Insgesamt muss bei der Pathogenese von Morbus Crohn und Colitis ulcerosa von einem „Multi-Hit-Modell“ ausgegangen werden, bei dem auf der Grundlage eines oder mehrerer genetischer Risikomerkmale bestimmte Einflussfaktoren auf das Ökosystem Darm einwirken und dadurch den Phänotyp Morbus Crohn oder Colitis ulcerosa zur Ausprägung bringen. Die große Herausforderung der kommenden Jahre wird es sein, die Erkenntnisse aus Genetik, Epidemiologie und Mikrobiologie zu vereinheitlichen.
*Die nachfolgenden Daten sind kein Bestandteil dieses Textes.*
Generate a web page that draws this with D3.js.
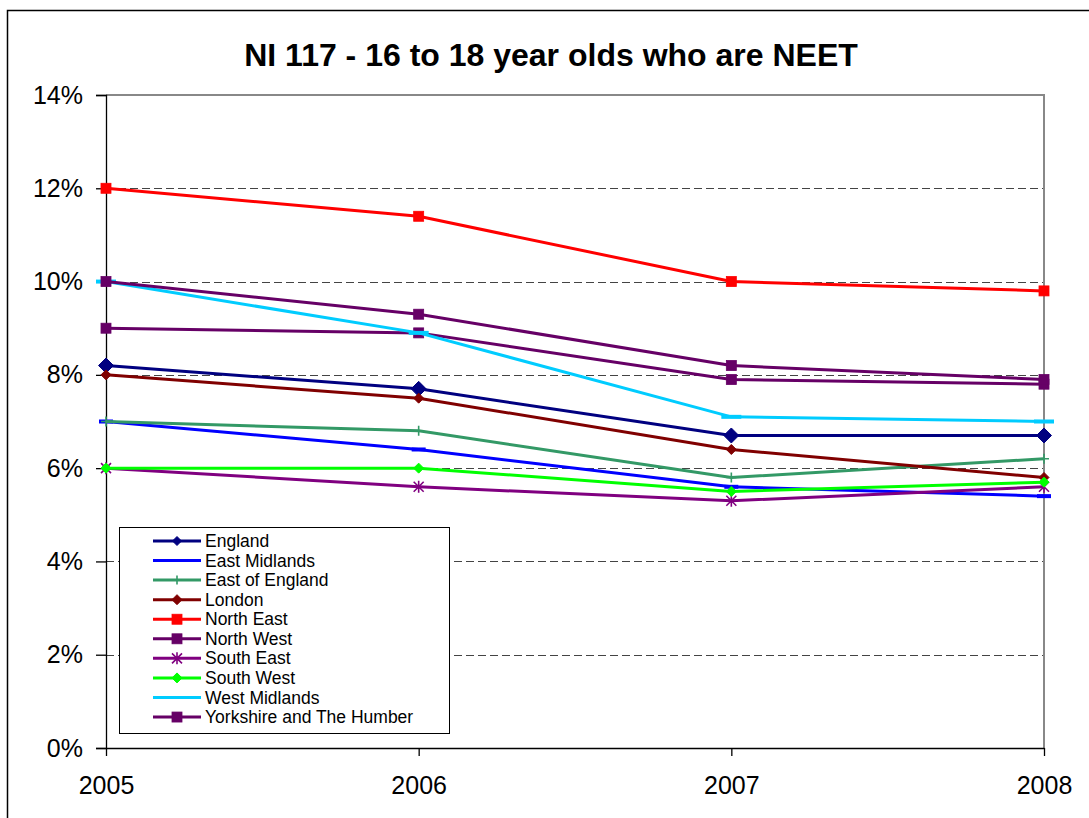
<!DOCTYPE html>
<html>
<head>
<meta charset="utf-8">
<script src="https://cdn.jsdelivr.net/npm/d3@7"></script>
<style>
  html, body { margin: 0; padding: 0; background: #fff; }
  svg { display: block; font-family: "Liberation Sans", Arial, sans-serif; }
</style>
</head>
<body>
<svg id="chart" width="1089" height="818"></svg>
<script>
// ---- data ----
const years = ["2005", "2006", "2007", "2008"];
const yTicks = [0, 2, 4, 6, 8, 10, 12, 14];
const seriesNames = ["England", "East Midlands", "East of England", "London", "North East",
  "North West", "South East", "South West", "West Midlands", "Yorkshire and The Humber"];
const england       = [8.2, 7.7, 6.7, 6.7];
const eastMidlands  = [7.0, 6.4, 5.6, 5.4];
const eastOfEngland = [7.0, 6.8, 5.8, 6.2];
const london        = [8.0, 7.5, 6.4, 5.8];
const northEast     = [12.0, 11.4, 10.0, 9.8];
const northWest     = [9.0, 8.9, 7.9, 7.8];
const southEast     = [6.0, 5.6, 5.3, 5.6];
const southWest     = [6.0, 6.0, 5.5, 5.7];
const westMidlands  = [10.0, 8.9, 7.1, 7.0];
const yorkshire     = [10.0, 9.3, 8.2, 7.9];
const seriesValues = [england, eastMidlands, eastOfEngland, london, northEast,
  northWest, southEast, southWest, westMidlands, yorkshire];
const seriesColors = ["#000080", "#0000FF", "#339966", "#800000", "#FF0000",
  "#660066", "#800080", "#00FF00", "#00CCFF", "#660066"];
const seriesMarkers = ["diamond", "dash", "plus", "diamond", "square",
  "square", "star", "diamond", "dash", "square"];
const markerSizes = [7.5, 7, 5, 5, 5, 5, 5, 5, 10, 5];
const legendMarkerSizes = [4.5, 5, 4.5, 5, 5, 5, 5, 5, 6, 5];

// ---- layout ----
const svg = d3.select("#chart");
const L = 106, R = 1044, T = 95, B = 748;

const x = d3.scalePoint().domain(years).range([L, R]);
const y = d3.scaleLinear().domain([0, 14]).range([B, T]);

// outer border
svg.append("path")
  .attr("d", `M7.5,830 L7.5,10.5 L1100,10.5`)
  .attr("fill", "none").attr("stroke", "#000").attr("stroke-width", 1.5);

// title
svg.append("text")
  .attr("x", 551).attr("y", 66)
  .attr("text-anchor", "middle")
  .attr("font-weight", "bold")
  .attr("font-size", 32)
  .text("NI 117 - 16 to 18 year olds who are NEET");

// gridlines
svg.append("g").selectAll("line")
  .data(yTicks.filter(d => d > 0 && d < 14))
  .join("line")
  .attr("x1", L).attr("x2", R)
  .attr("y1", d => Math.round(y(d)) + 0.5).attr("y2", d => Math.round(y(d)) + 0.5)
  .attr("stroke", "#444").attr("stroke-width", 1.2)
  .attr("stroke-dasharray", "8,4");

// plot frame (top & right gray)
svg.append("path")
  .attr("d", `M${L},${T} L${R},${T} L${R},${B}`)
  .attr("fill", "none").attr("stroke", "#888").attr("stroke-width", 2);

// y axis
const yAxis = d3.axisLeft(y).tickValues(yTicks).tickSize(10).tickPadding(13)
  .tickFormat(d => d + "%");
const gy = svg.append("g").attr("transform", `translate(${L},0)`).call(yAxis);
gy.select(".domain").attr("stroke", "#000").attr("stroke-width", 1.3);
gy.selectAll(".tick line").attr("stroke", "#000").attr("stroke-width", 1.3);
gy.selectAll(".tick text").attr("font-size", 25).attr("fill", "#000")
  .attr("font-family", "Liberation Sans, Arial, sans-serif");

// x axis
const xAxis = d3.axisBottom(x).tickSize(8).tickPadding(20).tickSizeOuter(0);
const gx = svg.append("g").attr("transform", `translate(0,${B})`).call(xAxis);
gx.select(".domain").attr("stroke", "#000").attr("stroke-width", 1.3);
gx.selectAll(".tick line").attr("stroke", "#000").attr("stroke-width", 1.3);
gx.selectAll(".tick text").attr("font-size", 25).attr("fill", "#000")
  .attr("font-family", "Liberation Sans, Arial, sans-serif");

// marker drawing
function drawMarker(g, type, cx, cy, r, color) {
  if (type === "diamond") {
    g.append("path").attr("d", `M${cx},${cy - r} L${cx + r},${cy} L${cx},${cy + r} L${cx - r},${cy} Z`)
      .attr("fill", color).attr("stroke", color).attr("stroke-width", 1);
  } else if (type === "square") {
    g.append("rect").attr("x", cx - r).attr("y", cy - r).attr("width", 2 * r).attr("height", 2 * r)
      .attr("fill", color).attr("stroke", color).attr("stroke-width", 0.8);
  } else if (type === "plus") {
    g.append("path").attr("d", `M${cx - r},${cy} L${cx + r},${cy} M${cx},${cy - r} L${cx},${cy + r}`)
      .attr("stroke", color).attr("stroke-width", 1.6).attr("fill", "none");
  } else if (type === "star") {
    g.append("path").attr("d", `M${cx - r},${cy - r} L${cx + r},${cy + r} M${cx - r},${cy + r} L${cx + r},${cy - r} M${cx},${cy - r - 1} L${cx},${cy + r + 1}`)
      .attr("stroke", color).attr("stroke-width", 1.6).attr("fill", "none");
  } else if (type === "dash") {
    g.append("rect").attr("x", cx - r).attr("y", cy - 2).attr("width", 2 * r).attr("height", 4)
      .attr("fill", color);
  }
}

// series
const line = d3.line().x((d, i) => x(years[i])).y(d => y(d));
seriesValues.forEach((vals, si) => {
  const g = svg.append("g");
  g.append("path").datum(vals).attr("d", line)
    .attr("fill", "none").attr("stroke", seriesColors[si]).attr("stroke-width", 3)
    .attr("stroke-linejoin", "round");
  vals.forEach((v, i) => drawMarker(g, seriesMarkers[si], x(years[i]), y(v), markerSizes[si], seriesColors[si]));
});

// legend
const lg = svg.append("g");
lg.append("rect").attr("x", 119.5).attr("y", 527.5).attr("width", 330).attr("height", 206)
  .attr("fill", "#fff").attr("stroke", "#000").attr("stroke-width", 1);
seriesNames.forEach((name, i) => {
  const cy = 541 + i * 19.56;
  lg.append("line").attr("x1", 153).attr("x2", 201).attr("y1", cy).attr("y2", cy)
    .attr("stroke", seriesColors[i]).attr("stroke-width", 3);
  if (seriesMarkers[i] !== "dash")
    drawMarker(lg, seriesMarkers[i], 177, cy, legendMarkerSizes[i], seriesColors[i]);
  lg.append("text").attr("x", 205).attr("y", cy).attr("dy", "0.35em")
    .attr("font-size", 17.5).attr("fill", "#000").text(name);
});
</script>
</body>
</html>
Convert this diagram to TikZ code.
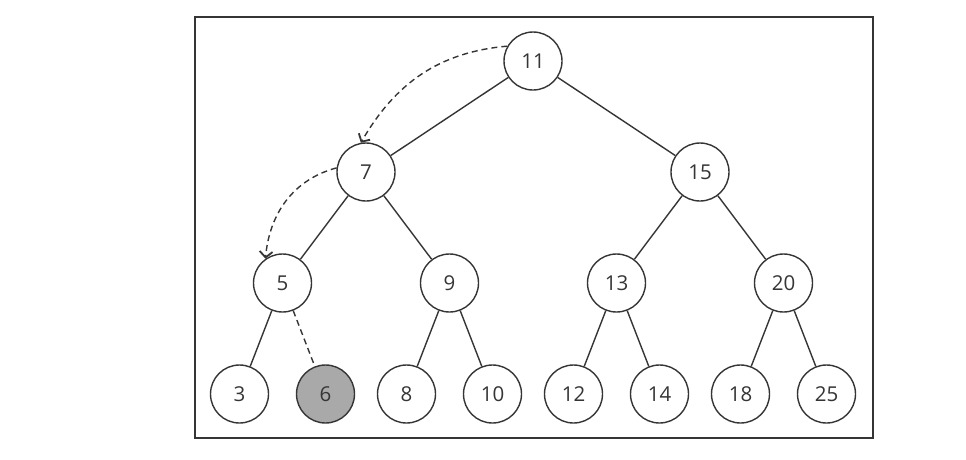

Zukünftige Therapiekonzepte müssen wohl der großen Diversität an „CED Syndromen“ oder „Subtypen“ Rechnung tragen, welche sich unter den Oberbegriffen Morbus Crohn und Colitis ulcerosa einreihen lassen und ihre Ansatzpunkte an die jeweils dominante Dysregulation der Immunhomöostase des einzelnen Patienten anpassen.